TASK REQUIREMENTS: Without including any pictures, write out all the entries exactly.

MATERIAL PROVIDED:
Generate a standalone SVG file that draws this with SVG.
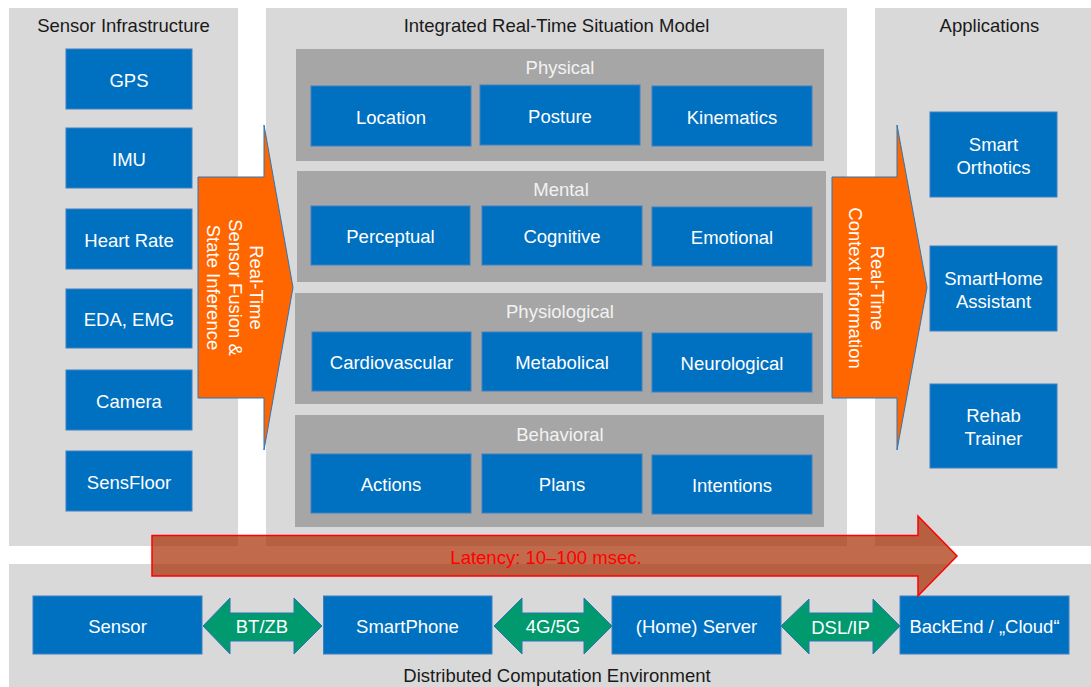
<svg xmlns="http://www.w3.org/2000/svg" width="1091" height="687" viewBox="0 0 1091 687">
<style>
text{font-family:"Liberation Sans",Arial,sans-serif;font-size:18.5px;text-anchor:middle}
.panel{fill:#D9D9D9}
.sub{fill:#A6A6A6}
.box{fill:#0070C0;stroke:#3F80C2;stroke-width:1}
.t{fill:#FFFFFF}
.st{fill:#F2F2F2}
.h{fill:#1A1A1A}
.orange{fill:#FF6600;stroke:#2E75B6;stroke-width:1}
.green{fill:#009A6E;stroke:#2E75B6;stroke-width:1}
.lat{fill:#A82C00;fill-opacity:0.7;stroke:#FF0000;stroke-width:1.5}
</style>
<rect width="1091" height="687" fill="#FFFFFF"/>

<g id="panel-sensors">
<rect class="panel" x="9" y="8" width="229" height="538"/>
<text class="h" x="123.5" y="32">Sensor Infrastructure</text>
</g>
<g id="panel-model">
<rect class="panel" x="266" y="8" width="581" height="538"/>
<text class="h" x="556.5" y="32">Integrated Real-Time Situation Model</text>
</g>
<g id="panel-apps">
<rect class="panel" x="875" y="8" width="229" height="538"/>
<text class="h" x="989.5" y="32">Applications</text>
</g>
<g id="panel-distributed">
<rect class="panel" x="9" y="564" width="1082" height="123"/>
<text class="h" x="557" y="682">Distributed Computation Environment</text>
</g>

<g id="gps"><rect class="box" x="66" y="49" width="126" height="60"/><text class="t" x="129" y="86.5">GPS</text></g>
<g id="imu"><rect class="box" x="66" y="128" width="126" height="60"/><text class="t" x="129" y="165.5">IMU</text></g>
<g id="heart-rate"><rect class="box" x="66" y="209" width="126" height="60"/><text class="t" x="129" y="246.5">Heart Rate</text></g>
<g id="eda-emg"><rect class="box" x="66" y="289" width="126" height="59"/><text class="t" x="129" y="326">EDA, EMG</text></g>
<g id="camera"><rect class="box" x="66" y="370" width="126" height="60"/><text class="t" x="129" y="407.5">Camera</text></g>
<g id="sensfloor"><rect class="box" x="66" y="451" width="126" height="60"/><text class="t" x="129" y="488.5">SensFloor</text></g>

<g id="physical">
<rect class="sub" x="296" y="49" width="528" height="112"/>
<text class="st" x="560" y="74">Physical</text>
</g>
<g id="location"><rect class="box" x="311" y="86" width="160" height="60"/><text class="t" x="391" y="123.5">Location</text></g>
<g id="posture"><rect class="box" x="480" y="85" width="160" height="60"/><text class="t" x="560" y="122.5">Posture</text></g>
<g id="kinematics"><rect class="box" x="652" y="86" width="160" height="60"/><text class="t" x="732" y="123.5">Kinematics</text></g>

<g id="mental">
<rect class="sub" x="297" y="171" width="529" height="111"/>
<text class="st" x="561" y="196">Mental</text>
</g>
<g id="perceptual"><rect class="box" x="311" y="206" width="159" height="59"/><text class="t" x="390.5" y="243">Perceptual</text></g>
<g id="cognitive"><rect class="box" x="482" y="206" width="160" height="59"/><text class="t" x="562" y="243">Cognitive</text></g>
<g id="emotional"><rect class="box" x="652" y="207" width="160" height="59"/><text class="t" x="732" y="244">Emotional</text></g>

<g id="physiological">
<rect class="sub" x="295" y="293" width="528" height="111"/>
<text class="st" x="560" y="318">Physiological</text>
</g>
<g id="cardiovascular"><rect class="box" x="312" y="332" width="159" height="59"/><text class="t" x="391.5" y="369">Cardiovascular</text></g>
<g id="metabolical"><rect class="box" x="482" y="332" width="160" height="59"/><text class="t" x="562" y="369">Metabolical</text></g>
<g id="neurological"><rect class="box" x="652" y="333" width="160" height="59"/><text class="t" x="732" y="370">Neurological</text></g>

<g id="behavioral">
<rect class="sub" x="295" y="415" width="529" height="112"/>
<text class="st" x="560" y="441">Behavioral</text>
</g>
<g id="actions"><rect class="box" x="311" y="454" width="160" height="59"/><text class="t" x="391" y="491">Actions</text></g>
<g id="plans"><rect class="box" x="482" y="454" width="160" height="59"/><text class="t" x="562" y="491">Plans</text></g>
<g id="intentions"><rect class="box" x="652" y="455" width="160" height="59"/><text class="t" x="732" y="492">Intentions</text></g>

<g id="smart-orthotics"><rect class="box" x="930" y="112" width="127" height="85"/><text class="t" x="993.5" y="150.5">Smart</text><text class="t" x="993.5" y="173.5">Orthotics</text></g>
<g id="smarthome-assistant"><rect class="box" x="930" y="246" width="127" height="85"/><text class="t" x="993.5" y="284.5">SmartHome</text><text class="t" x="993.5" y="307.5">Assistant</text></g>
<g id="rehab-trainer"><rect class="box" x="930" y="384" width="127" height="84"/><text class="t" x="993.5" y="422">Rehab</text><text class="t" x="993.5" y="445">Trainer</text></g>

<g id="sensor"><rect class="box" x="33" y="596" width="169" height="58"/><text class="t" x="117.5" y="632.5">Sensor</text></g>
<g id="smartphone"><rect class="box" x="323.5" y="596" width="168.5" height="58"/><text class="t" x="407.5" y="632.5">SmartPhone</text></g>
<g id="home-server"><rect class="box" x="612" y="596" width="169" height="58"/><text class="t" x="696.5" y="632.5">(Home) Server</text></g>
<g id="backend"><rect class="box" x="900" y="596" width="169" height="58"/><text class="t" x="984.5" y="632.5">BackEnd / „Cloud“</text></g>

<g id="connectors">
<g id="fusion-arrow">
<polygon class="orange" points="198,177 264,177 264,125 293,287.5 264,450 264,398 198,398"/>
<g transform="translate(235,287.5) rotate(90)">
<text class="t" y="-15">Real-Time</text>
<text class="t" y="6.5">Sensor Fusion &amp;</text>
<text class="t" y="28">State Inference</text>
</g>
</g>
<g id="context-arrow">
<polygon class="orange" points="832,177 897,177 897,125 927,287.5 897,450 897,398 832,398"/>
<g transform="translate(866.5,288) rotate(90)">
<text class="t" y="-4.5">Real-Time</text>
<text class="t" y="17.5">Context Information</text>
</g>
</g>
<g id="latency-arrow">
<polygon class="lat" points="152,535.5 918,535.5 918,516 957,556 918,596 918,576 152,576"/>
<text x="546" y="564" fill="#FF0000">Latency: 10–100 msec.</text>
</g>
<g id="bt-zb">
<polygon class="green" points="203,626 230,598 230,613 294,613 294,598 322,626 294,654 294,641 230,641 230,654"/>
<text class="t" x="262" y="633">BT/ZB</text>
</g>
<g id="g4-5g">
<polygon class="green" points="494,626 522,598 522,613 584,613 584,598 612,626 584,654 584,641 522,641 522,654"/>
<text class="t" x="553" y="633">4G/5G</text>
</g>
<g id="dsl-ip">
<polygon class="green" points="781,626 809,599 809,613 873,613 873,599 900,626 873,654 873,641 809,641 809,654"/>
<text class="t" x="840.5" y="634">DSL/IP</text>
</g>
</g>
</svg>
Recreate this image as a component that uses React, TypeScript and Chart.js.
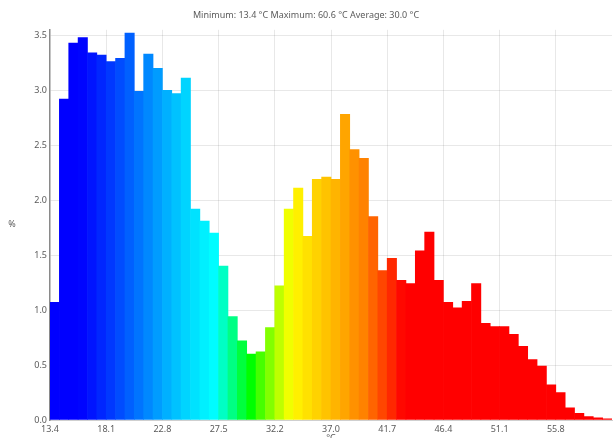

COMPLETE ANSWER:
Generate a standalone SVG file that draws this with SVG.
<svg xmlns="http://www.w3.org/2000/svg" width="1091" height="687" viewBox="0 0 1091 687">
<style>
text{font-family:"Liberation Sans",Arial,sans-serif;font-size:18.5px;text-anchor:middle}
.panel{fill:#D9D9D9}
.sub{fill:#A6A6A6}
.box{fill:#0070C0;stroke:#3F80C2;stroke-width:1}
.t{fill:#FFFFFF}
.st{fill:#F2F2F2}
.h{fill:#1A1A1A}
.orange{fill:#FF6600;stroke:#2E75B6;stroke-width:1}
.green{fill:#009A6E;stroke:#2E75B6;stroke-width:1}
.lat{fill:#A82C00;fill-opacity:0.7;stroke:#FF0000;stroke-width:1.5}
</style>
<rect width="1091" height="687" fill="#FFFFFF"/>

<g id="panel-sensors">
<rect class="panel" x="9" y="8" width="229" height="538"/>
<text class="h" x="123.5" y="32">Sensor Infrastructure</text>
</g>
<g id="panel-model">
<rect class="panel" x="266" y="8" width="581" height="538"/>
<text class="h" x="556.5" y="32">Integrated Real-Time Situation Model</text>
</g>
<g id="panel-apps">
<rect class="panel" x="875" y="8" width="229" height="538"/>
<text class="h" x="989.5" y="32">Applications</text>
</g>
<g id="panel-distributed">
<rect class="panel" x="9" y="564" width="1082" height="123"/>
<text class="h" x="557" y="682">Distributed Computation Environment</text>
</g>

<g id="gps"><rect class="box" x="66" y="49" width="126" height="60"/><text class="t" x="129" y="86.5">GPS</text></g>
<g id="imu"><rect class="box" x="66" y="128" width="126" height="60"/><text class="t" x="129" y="165.5">IMU</text></g>
<g id="heart-rate"><rect class="box" x="66" y="209" width="126" height="60"/><text class="t" x="129" y="246.5">Heart Rate</text></g>
<g id="eda-emg"><rect class="box" x="66" y="289" width="126" height="59"/><text class="t" x="129" y="326">EDA, EMG</text></g>
<g id="camera"><rect class="box" x="66" y="370" width="126" height="60"/><text class="t" x="129" y="407.5">Camera</text></g>
<g id="sensfloor"><rect class="box" x="66" y="451" width="126" height="60"/><text class="t" x="129" y="488.5">SensFloor</text></g>

<g id="physical">
<rect class="sub" x="296" y="49" width="528" height="112"/>
<text class="st" x="560" y="74">Physical</text>
</g>
<g id="location"><rect class="box" x="311" y="86" width="160" height="60"/><text class="t" x="391" y="123.5">Location</text></g>
<g id="posture"><rect class="box" x="480" y="85" width="160" height="60"/><text class="t" x="560" y="122.5">Posture</text></g>
<g id="kinematics"><rect class="box" x="652" y="86" width="160" height="60"/><text class="t" x="732" y="123.5">Kinematics</text></g>

<g id="mental">
<rect class="sub" x="297" y="171" width="529" height="111"/>
<text class="st" x="561" y="196">Mental</text>
</g>
<g id="perceptual"><rect class="box" x="311" y="206" width="159" height="59"/><text class="t" x="390.5" y="243">Perceptual</text></g>
<g id="cognitive"><rect class="box" x="482" y="206" width="160" height="59"/><text class="t" x="562" y="243">Cognitive</text></g>
<g id="emotional"><rect class="box" x="652" y="207" width="160" height="59"/><text class="t" x="732" y="244">Emotional</text></g>

<g id="physiological">
<rect class="sub" x="295" y="293" width="528" height="111"/>
<text class="st" x="560" y="318">Physiological</text>
</g>
<g id="cardiovascular"><rect class="box" x="312" y="332" width="159" height="59"/><text class="t" x="391.5" y="369">Cardiovascular</text></g>
<g id="metabolical"><rect class="box" x="482" y="332" width="160" height="59"/><text class="t" x="562" y="369">Metabolical</text></g>
<g id="neurological"><rect class="box" x="652" y="333" width="160" height="59"/><text class="t" x="732" y="370">Neurological</text></g>

<g id="behavioral">
<rect class="sub" x="295" y="415" width="529" height="112"/>
<text class="st" x="560" y="441">Behavioral</text>
</g>
<g id="actions"><rect class="box" x="311" y="454" width="160" height="59"/><text class="t" x="391" y="491">Actions</text></g>
<g id="plans"><rect class="box" x="482" y="454" width="160" height="59"/><text class="t" x="562" y="491">Plans</text></g>
<g id="intentions"><rect class="box" x="652" y="455" width="160" height="59"/><text class="t" x="732" y="492">Intentions</text></g>

<g id="smart-orthotics"><rect class="box" x="930" y="112" width="127" height="85"/><text class="t" x="993.5" y="150.5">Smart</text><text class="t" x="993.5" y="173.5">Orthotics</text></g>
<g id="smarthome-assistant"><rect class="box" x="930" y="246" width="127" height="85"/><text class="t" x="993.5" y="284.5">SmartHome</text><text class="t" x="993.5" y="307.5">Assistant</text></g>
<g id="rehab-trainer"><rect class="box" x="930" y="384" width="127" height="84"/><text class="t" x="993.5" y="422">Rehab</text><text class="t" x="993.5" y="445">Trainer</text></g>

<g id="sensor"><rect class="box" x="33" y="596" width="169" height="58"/><text class="t" x="117.5" y="632.5">Sensor</text></g>
<g id="smartphone"><rect class="box" x="323.5" y="596" width="168.5" height="58"/><text class="t" x="407.5" y="632.5">SmartPhone</text></g>
<g id="home-server"><rect class="box" x="612" y="596" width="169" height="58"/><text class="t" x="696.5" y="632.5">(Home) Server</text></g>
<g id="backend"><rect class="box" x="900" y="596" width="169" height="58"/><text class="t" x="984.5" y="632.5">BackEnd / „Cloud“</text></g>

<g id="connectors">
<g id="fusion-arrow">
<polygon class="orange" points="198,177 264,177 264,125 293,287.5 264,450 264,398 198,398"/>
<g transform="translate(235,287.5) rotate(90)">
<text class="t" y="-15">Real-Time</text>
<text class="t" y="6.5">Sensor Fusion &amp;</text>
<text class="t" y="28">State Inference</text>
</g>
</g>
<g id="context-arrow">
<polygon class="orange" points="832,177 897,177 897,125 927,287.5 897,450 897,398 832,398"/>
<g transform="translate(866.5,288) rotate(90)">
<text class="t" y="-4.5">Real-Time</text>
<text class="t" y="17.5">Context Information</text>
</g>
</g>
<g id="latency-arrow">
<polygon class="lat" points="152,535.5 918,535.5 918,516 957,556 918,596 918,576 152,576"/>
<text x="546" y="564" fill="#FF0000">Latency: 10–100 msec.</text>
</g>
<g id="bt-zb">
<polygon class="green" points="203,626 230,598 230,613 294,613 294,598 322,626 294,654 294,641 230,641 230,654"/>
<text class="t" x="262" y="633">BT/ZB</text>
</g>
<g id="g4-5g">
<polygon class="green" points="494,626 522,598 522,613 584,613 584,598 612,626 584,654 584,641 522,641 522,654"/>
<text class="t" x="553" y="633">4G/5G</text>
</g>
<g id="dsl-ip">
<polygon class="green" points="781,626 809,599 809,613 873,613 873,599 900,626 873,654 873,641 809,641 809,654"/>
<text class="t" x="840.5" y="634">DSL/IP</text>
</g>
</g>
</svg>
Recreate this image as a component that uses React, TypeScript and Chart.js.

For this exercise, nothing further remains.